Dan Murphy's already has 46 per cent of the online liquor market, but Woolworths wants more.

Supermarket and liquor giant Woolworths is in the final stages of a plan to crush rival online liquor retailers with a dramatic expansion of its Dan Murphy’s online business, which already has 46 per cent of the online liquor sales market in Australia.

A 34-page internal document details the plans for the aggressive expansion of Dan Murphy’s online business under a model where beer, wine and spirits producers will have products shipped to customers from their own premises by the national courier business Nexday.

Nexday is owned by Woolworths and has a large fleet of delivery vehicles operating from each capital city around Australia.

Dan Murphy’s executives have been making presentations to alcohol producers across Australia, trying to lure them to become part of the new model which is termed the “Drop Ship Vendor’’ approach in the “Range Extension Programme’’ documents.

Under the new model, Dan Murphy’s intends to take a 25 per cent slice of the retail price, plus GST, on products sold through the online business.

Dan Murphy’s currently offers 8,000 different product lines across beer, wine and spirits in its online business and depending on the level of take-up by producers across the nation, this could easily expand to beyond 20,000 product lines. This is separate to the 188 stand-alone bricks and mortar superstores that form the engine room of Woolworths’ broader liquor retailing operations. Woolworths’ generates $4 billion-plus from liquor sales annually across all of its operations.

The aggressive expansion plans spell bad news for a number of smaller online rivals such as Kemeny’s, Naked Wines Australia, Cracka Wines, Get Wines Direct and Graysonline.com. It comes at a particularly vulnerable time for the Graysonline.com business which has a substantial online wine sales component and has just undertaken a backdoor listing on the Australian Securities Exchange through a scrip merger with online retailer Mnenom.

According to the document, Dan Murphy’s website currently gets two million visits per month. It is the number one liquor site for customer traffic and sales, with 46 per cent of the market, according to data from online measurement firm Hitwise.

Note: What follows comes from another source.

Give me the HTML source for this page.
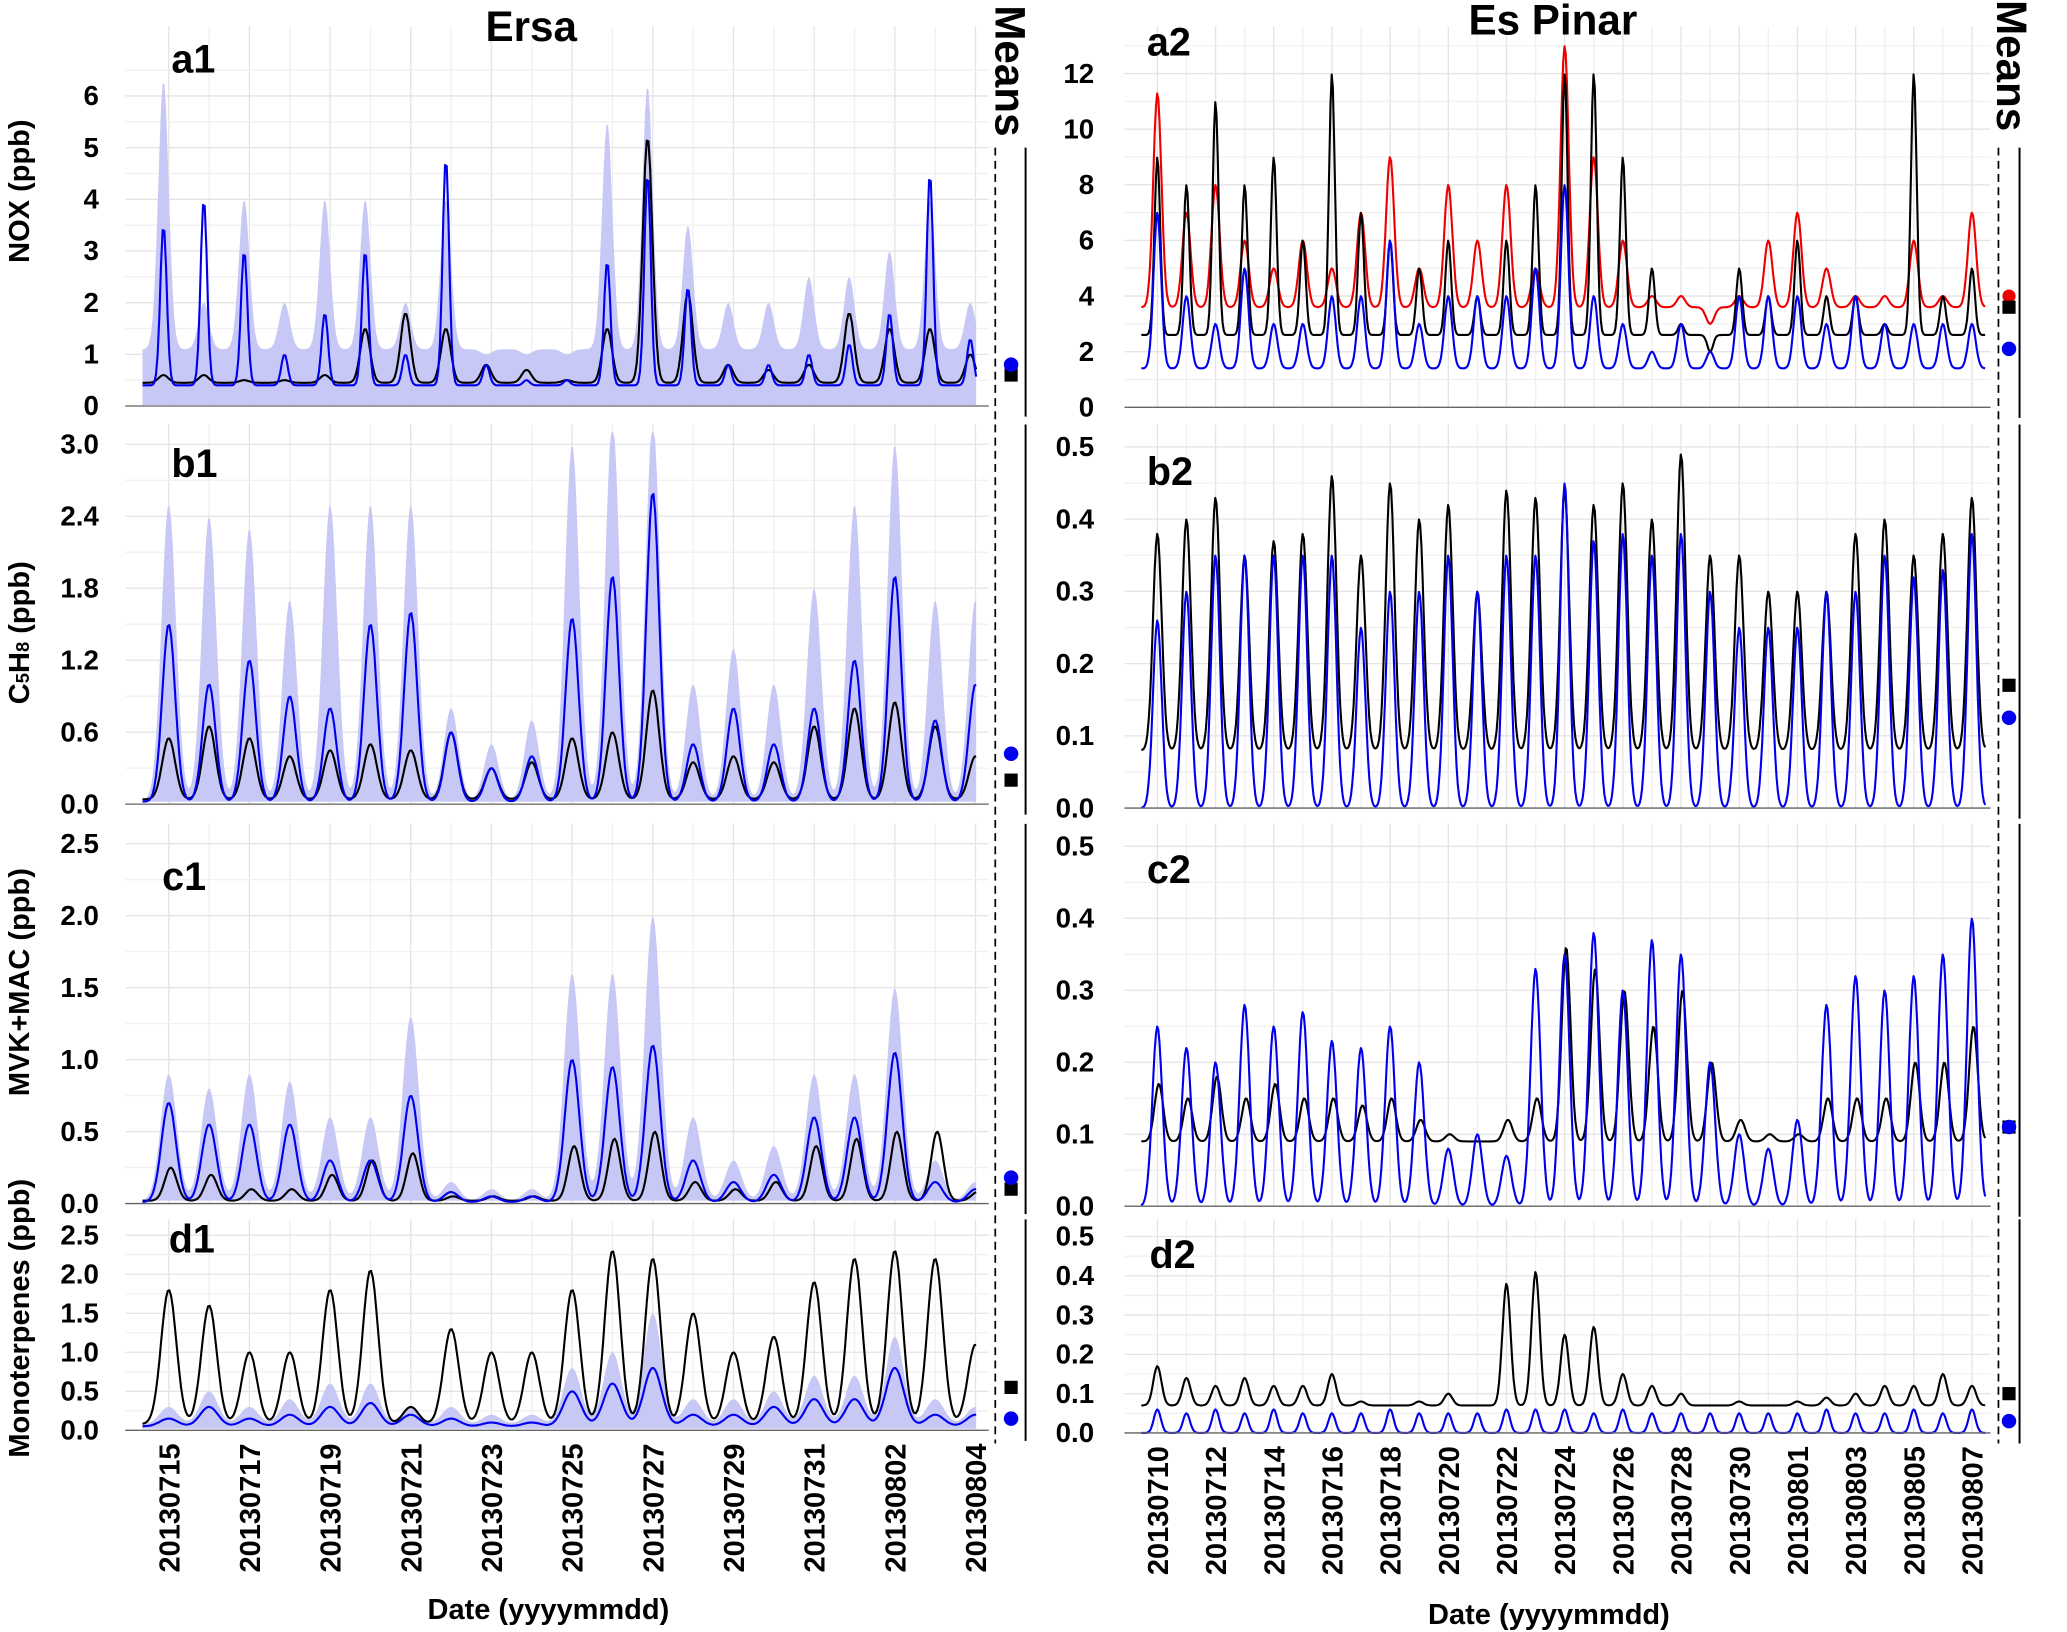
<!DOCTYPE html>
<html><head><meta charset="utf-8"><style>
html,body{margin:0;padding:0;background:#fff}
svg{display:block}
text{font-family:"Liberation Sans",sans-serif;font-weight:bold;fill:#000}
</style></head><body>
<svg id="chart" width="2067" height="1632" viewBox="0 0 1568 1238" preserveAspectRatio="none" xmlns="http://www.w3.org/2000/svg">
<g id="grid"></g>
<g id="marks"></g>
<g id="axes"></g>
<text x="403" y="31" font-size="32" text-anchor="middle">Ersa</text>
<text x="1178" y="26" font-size="32" text-anchor="middle">Es Pinar</text>
<text x="416" y="1228" font-size="22" text-anchor="middle">Date (yyyymmdd)</text>
<text x="1175" y="1232" font-size="22" text-anchor="middle">Date (yyyymmdd)</text>
<text transform="translate(755,4) rotate(90)" font-size="32">Means</text>
<text transform="translate(1515,0) rotate(90)" font-size="32">Means</text>
<text transform="translate(22,145) rotate(-90)" font-size="22" text-anchor="middle">NOX (ppb)</text>
<text transform="translate(22,480) rotate(-90)" font-size="22" text-anchor="middle">C<tspan font-size="14">5</tspan>H<tspan font-size="14">8</tspan> (ppb)</text>
<text transform="translate(22,745) rotate(-90)" font-size="22" text-anchor="middle">MVK+MAC (ppb)</text>
<text transform="translate(22,1000) rotate(-90)" font-size="22" text-anchor="middle">Monoterpenes (ppb)</text>
</svg>
<script>
// ---- data (daily peak values) ----
const leftTicks=["20130715","20130717","20130719","20130721","20130723","20130725","20130727","20130729","20130731","20130802","20130804"];
const rightTicks=["20130710","20130712","20130714","20130716","20130718","20130720","20130722","20130724","20130726","20130728","20130730","20130801","20130803","20130805","20130807"];
const a1Model=[3.5,4.0,3.0,1.0,1.8,3.0,1.0,4.8,0.8,0.5,0.5,2.8,4.5,2.3,0.8,0.8,1.0,1.2,1.8,4.5,1.3,0.6];
const a1Obs=[0.6,0.6,0.5,0.5,0.6,1.5,1.8,1.5,0.8,0.7,0.5,1.5,5.2,2.2,0.8,0.7,0.8,1.8,1.5,1.5,1.0,0.5];
const a1Band=[6.3,2.0,4.0,2.0,4.0,4.0,2.0,4.0,1.0,1.0,1.0,5.5,6.2,3.5,2.0,2.0,2.5,2.5,3.0,4.0,2.0,0.8];
const b1Model=[1.5,1.0,1.2,0.9,0.8,1.5,1.6,0.6,0.3,0.4,1.55,1.9,2.6,0.5,0.8,0.5,0.8,1.2,1.9,0.7,1.0];
const b1Obs=[0.55,0.65,0.55,0.4,0.45,0.5,0.45,0.6,0.3,0.35,0.55,0.6,0.95,0.35,0.4,0.35,0.65,0.8,0.85,0.65,0.4];
const b1Band=[2.5,2.4,2.3,1.7,2.5,2.5,2.5,0.8,0.5,0.7,3.0,3.2,3.2,1.0,1.3,1.0,1.8,2.5,3.0,1.7,1.7];
const c1Model=[0.7,0.55,0.55,0.55,0.3,0.3,0.75,0.08,0.05,0.05,1.0,0.95,1.1,0.3,0.15,0.2,0.6,0.6,1.05,0.15,0.1];
const c1Obs=[0.25,0.2,0.1,0.1,0.2,0.3,0.35,0.05,0.05,0.05,0.4,0.45,0.5,0.15,0.1,0.15,0.4,0.45,0.5,0.5,0.08];
const c1Band=[0.9,0.8,0.9,0.85,0.6,0.6,1.3,0.15,0.1,0.1,1.6,1.6,2.0,0.6,0.3,0.4,0.9,0.9,1.5,0.3,0.15];
const d1Obs=[1.8,1.6,1.0,1.0,1.8,2.05,0.3,1.3,1.0,1.0,1.8,2.3,2.2,1.5,1.0,1.2,1.9,2.2,2.3,2.2,1.1];
const d1Model=[0.15,0.3,0.15,0.2,0.3,0.35,0.2,0.15,0.1,0.1,0.5,0.6,0.8,0.2,0.2,0.3,0.4,0.4,0.8,0.2,0.2];
const d1Band=[0.3,0.5,0.3,0.4,0.6,0.6,0.3,0.3,0.2,0.2,0.8,1.0,1.5,0.4,0.4,0.5,0.7,0.7,1.2,0.4,0.3];
const a2Obs=[9,8,11,8,9,6,12,7,6,5,6,4,6,8,12,12,9,5,3,2,5,4,6,4,4,3,12,4,5,4];
const a2Red=[11.3,7,8,6,5,6,5,7,9,5,8,6,8,5,13,9,6,4,4,3,4,6,7,5,4,4,6,4,7,5.5];
const a2Model=[7,4,3,5,3,3,4,4,6,3,4,4,4,5,8,4,3,2,3,2,4,4,4,3,4,3,3,3,3,3.5];
const b2Obs=[0.38,0.4,0.43,0.35,0.37,0.38,0.46,0.35,0.45,0.4,0.42,0.3,0.44,0.43,0.44,0.42,0.45,0.4,0.49,0.35,0.35,0.3,0.3,0.3,0.38,0.4,0.35,0.38,0.43,0.28];
const b2Model=[0.26,0.3,0.35,0.35,0.35,0.35,0.35,0.25,0.3,0.3,0.35,0.3,0.35,0.35,0.45,0.37,0.38,0.35,0.38,0.3,0.25,0.25,0.25,0.3,0.3,0.35,0.32,0.33,0.38,0.2];
const c2Model=[0.25,0.22,0.2,0.28,0.25,0.27,0.23,0.22,0.25,0.2,0.08,0.1,0.07,0.33,0.35,0.38,0.3,0.37,0.35,0.2,0.1,0.08,0.12,0.28,0.32,0.3,0.32,0.35,0.4,0.3];
const c2Obs=[0.17,0.15,0.18,0.15,0.17,0.15,0.15,0.14,0.15,0.12,0.1,0.09,0.12,0.15,0.36,0.33,0.3,0.25,0.3,0.2,0.12,0.1,0.1,0.15,0.15,0.15,0.2,0.2,0.25,0.33];
const d2Obs=[0.17,0.14,0.12,0.14,0.12,0.12,0.15,0.08,0.07,0.08,0.1,0.07,0.38,0.41,0.25,0.27,0.15,0.12,0.1,0.07,0.08,0.07,0.08,0.09,0.1,0.12,0.12,0.15,0.12,0.13];
const d2Model=[0.06,0.05,0.06,0.05,0.06,0.05,0.05,0.05,0.06,0.05,0.05,0.05,0.06,0.06,0.06,0.05,0.06,0.05,0.05,0.05,0.05,0.05,0.05,0.06,0.05,0.05,0.06,0.05,0.06,0.05];
const meansLeft=[[0.6,0.8],[0.2,0.42],[0.1,0.18],[0.55,0.15]]; // [obs, model]
const meansRight=[[3.6,2.1,4.0],[0.17,0.125],[0.11,0.11],[0.1,0.03]];

const NS="http://www.w3.org/2000/svg";
const G=document.getElementById('grid'),M=document.getElementById('marks'),A=document.getElementById('axes');
function mk(p,tag,at){const e=document.createElementNS(NS,tag);for(const k in at)e.setAttribute(k,at[k]);p.appendChild(e);return e;}
const L={x0:97.4,dx:30.6,xa:95,xb:750,t0:0.35,t1:21.05};
const R={x0:855.9,dx:22.07,xa:853,xb:1510,t0:0.45,t1:29.45};
const rowsL=[{y0:308,top:20,max:6.6,ppu:39.2},{y0:610,top:322,max:3.1,ppu:91},{y0:913,top:625,max:2.6,ppu:109.2},{y0:1085,top:925,max:2.6,ppu:59.2}];
const rowsR=[{y0:309,top:20,max:13,ppu:21.1},{y0:613,top:322,max:0.51,ppu:548},{y0:915,top:625,max:0.51,ppu:546},{y0:1087,top:925,max:0.51,ppu:298}];
function sx(P,t){return P.x0+P.dx*t;}
function sy(r,v){return r.y0-v*r.ppu;}
function series(P,r,peaks,start,phase,sig,base){
  const pts=[];
  for(let t=P.t0;t<=P.t1+1e-9;t+=1/24){
    let v=base;
    for(let d=0;d<peaks.length;d++){const c=start+d+phase;const dt=t-c;if(Math.abs(dt)<1)v+=(peaks[d]-base)*Math.exp(-(dt*dt)/(2*sig*sig));}
    pts.push([sx(P,t),sy(r,Math.min(v,r.max))]);
  }
  return pts;
}
function line(pts,color,name,w){
  const e=mk(M,'polyline',{points:pts.map(p=>p[0].toFixed(1)+','+p[1].toFixed(1)).join(' '),fill:'none',stroke:color,'stroke-width':w||1.6,'stroke-linejoin':'round'});
  
  
}
function band(P,r,peaks,start,phase,sig,base,name){
  const up=series(P,r,peaks,start,phase,sig,base);
  const pts=up.concat([[up[up.length-1][0],sy(r,0.02)],[up[0][0],sy(r,0.02)]]);
  const e=mk(M,'polygon',{points:pts.map(p=>p[0].toFixed(1)+','+p[1].toFixed(1)).join(' '),fill:'#c8c8f6',stroke:'none'});
  
  
}
function panelGrid(P,r,ticks,nTicks,step,fmt,labX,name){
  for(let k=0;k<nTicks;k++){
    const t=1+2*k;
    for(const tt of [t,t+1]){const x=sx(P,tt);if(x<P.xa||x>P.xb)continue;
      const g=mk(G,'line',{x1:x,x2:x,y1:r.top,y2:r.y0,stroke:tt===t?'#e4e4e4':'#f0f0f0','stroke-width':1});
      }
  }
  for(let v=0;v<=r.max+1e-9;v+=step/2){
    const y=sy(r,v);const major=Math.abs(Math.round(v/step)*step-v)<1e-9;
    const g=mk(G,'line',{x1:P.xa,x2:P.xb,y1:y,y2:y,stroke:major?'#e4e4e4':'#f0f0f0','stroke-width':1});
    
    if(major){const tx=mk(A,'text',{x:labX,y:y+7,'font-size':21,'text-anchor':'end'});tx.textContent=fmt(v);
      }
  }
  const ax=mk(A,'line',{x1:P.xa,x2:P.xb,y1:r.y0,y2:r.y0,stroke:'#666','stroke-width':1});
  
}
const fi=v=>String(Math.round(v)),f1=v=>v.toFixed(1);
panelGrid(L,rowsL[0],leftTicks,11,1,fi,75,'a1');
panelGrid(L,rowsL[1],leftTicks,11,0.6,f1,75,'b1');
panelGrid(L,rowsL[2],leftTicks,11,0.5,f1,75,'c1');
panelGrid(L,rowsL[3],leftTicks,11,0.5,f1,75,'d1');
panelGrid(R,rowsR[0],rightTicks,15,2,fi,830,'a2');
panelGrid(R,rowsR[1],rightTicks,15,0.1,f1,830,'b2');
panelGrid(R,rowsR[2],rightTicks,15,0.1,f1,830,'c2');
panelGrid(R,rowsR[3],rightTicks,15,0.1,f1,830,'d2');
leftTicks.forEach((s,k)=>{const x=sx(L,1+2*k);const t=mk(A,'text',{transform:`translate(${x+8},1095) rotate(-90)`,'font-size':22,'text-anchor':'end'});t.textContent=s;
  });
rightTicks.forEach((s,k)=>{const x=sx(R,1+2*k);const t=mk(A,'text',{transform:`translate(${x+8},1097) rotate(-90)`,'font-size':22,'text-anchor':'end'});t.textContent=s;
  });
// series left
band(L,rowsL[0],a1Band,0,0.87,0.13,1.1,'a1-model-range');
line(series(L,rowsL[0],a1Obs,0,0.87,0.12,0.45),'#000','a1-observed');
line(series(L,rowsL[0],a1Model,0,0.87,0.08,0.4),'#0000ee','a1-model');
band(L,rowsL[1],b1Band,1,0,0.18,0.03,'b1-model-range');
line(series(L,rowsL[1],b1Obs,1,0,0.16,0.04),'#000','b1-observed');
line(series(L,rowsL[1],b1Model,1,0,0.16,0.02),'#0000ee','b1-model');
band(L,rowsL[2],c1Band,1,0,0.2,0.02,'c1-model-range');
line(series(L,rowsL[2],c1Obs,1,0.05,0.15,0.02),'#000','c1-observed');
line(series(L,rowsL[2],c1Model,1,0,0.18,0.01),'#0000ee','c1-model');
band(L,rowsL[3],d1Band,1,0,0.22,0.08,'d1-model-range');
line(series(L,rowsL[3],d1Obs,1,0,0.19,0.08),'#000','d1-observed');
line(series(L,rowsL[3],d1Model,1,0,0.22,0.05),'#0000ee','d1-model');
// series right
line(series(R,rowsR[0],a2Red,1,0,0.14,3.6),'#ee0000','a2-model-red');
line(series(R,rowsR[0],a2Obs,1,0,0.1,2.6),'#000','a2-observed');
line(series(R,rowsR[0],a2Model,1,0,0.13,1.4),'#0000ee','a2-model');
line(series(R,rowsR[1],b2Obs,1,0,0.15,0.08),'#000','b2-observed');
line(series(R,rowsR[1],b2Model,1,0,0.15,0.0),'#0000ee','b2-model');
line(series(R,rowsR[2],c2Obs,1,0.05,0.15,0.09),'#000','c2-observed');
line(series(R,rowsR[2],c2Model,1,0,0.17,0.0),'#0000ee','c2-model');
line(series(R,rowsR[3],d2Obs,1,0,0.14,0.07),'#000','d2-observed');
line(series(R,rowsR[3],d2Model,1,0,0.12,0.0),'#0000ee','d2-model');
function meansCol(xd,xs,mx,rows,vals,side){
  const d=mk(A,'line',{x1:xd,x2:xd,y1:112,y2:1095,stroke:'#000','stroke-width':1.3,'stroke-dasharray':'6,4'});
  
  rows.forEach((r,i)=>{
    const s=mk(A,'line',{x1:xs,x2:xs,y1:i===0?112:r.top,y2:r.y0+8,stroke:'#000','stroke-width':1.5});
    
    const v=vals[i];
    if(v[2]!==undefined){const c=mk(A,'circle',{cx:mx,cy:sy(r,v[2]),r:5,fill:'#ee0000'});}
    const q=mk(A,'rect',{x:mx-5,y:sy(r,v[0])-5,width:10,height:10,fill:'#000'});
    
    const c=mk(A,'circle',{cx:mx,cy:sy(r,v[1]),r:5.5,fill:'#0000ee'});
    
  });
}
meansCol(755,778,767,rowsL,meansLeft,'left');
meansCol(1516,1532,1524,rowsR,meansRight,'right');
[["a1",130,55],["b1",130,362],["c1",123,675],["d1",128,950],["a2",870,42],["b2",870,368],["c2",870,670],["d2",872,962]].forEach(p=>{
  const t=mk(A,'text',{x:p[1],y:p[2],'font-size':30});t.textContent=p[0];
  });
</script>
</body></html>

The document also outlines that Dan Murphy’s online sales increased by 100 per cent in calendar year 2013 and that it has 500,000 customers in its database. It provides comparison figures indicating that websites run by the top 50 wineries in Australia where customers can purchase online generate monthly traffic of just 3,800 visits, and that the number two player in online liquor retailing traffic – Coles’s 1st Choice business – generates about 25 per cent of the traffic that Dan Murphy’s does.

Beer, spirits and wine producers are being told that the range extension plans will be built on a consignment model applied as a percentage of the full retail price, and that the standard percentage is 25 per cent plus GST.

There will also be a vendor hosting fee of $49 per month, but the first year is free. Vendors are being asked to provide a “reasonable RRP” as a “guide for price upload’’. That is short for recommended retail price. But Dan Murphy’s outlines that its “Lowest Liquor Price Guarantee’’ will apply right across the range, which in practical terms means that Dan Murphy’s will control the pricing ultimately and takes seriously its price promise to customers that it won’t be undercut.

Vendors are required to manage the inventory and are being promised an “expedited 10 working day vendor payment”.

Dan Murphy’s explains the Drop Ship Vendor simply in three steps. The Vendor provides ‘’virtual consignment’’ to Dan Murphy’s in step 1, then the customer purchases on Dan Murphy’s online in Step 2, and in Step 3 the vendor picks and packs the order and advises Dan Murphy’s to pick it up and deliver it to the end customer.

Under the timeline set out in the documents, the ‘’go live’’ date is listed as August 25, but it is understood the launch may be a few weeks away.

It is a similar model to one set up three months ago by the Winemakers Federation of Australia, which represents 2,500 wine companies, called “From the Producer’’ where wine producers can sell their product through a central site but with no middle man involved. They get to keep all the profits under the From The Producer site, set up in conjunction with Victorian information technology pioneer John Cameron.

The WFA set up the site in part to help wine producers battle declining profits, which in part have stemmed from the rising power of large liquor retailers and a high Australian dollar which have hurt exports.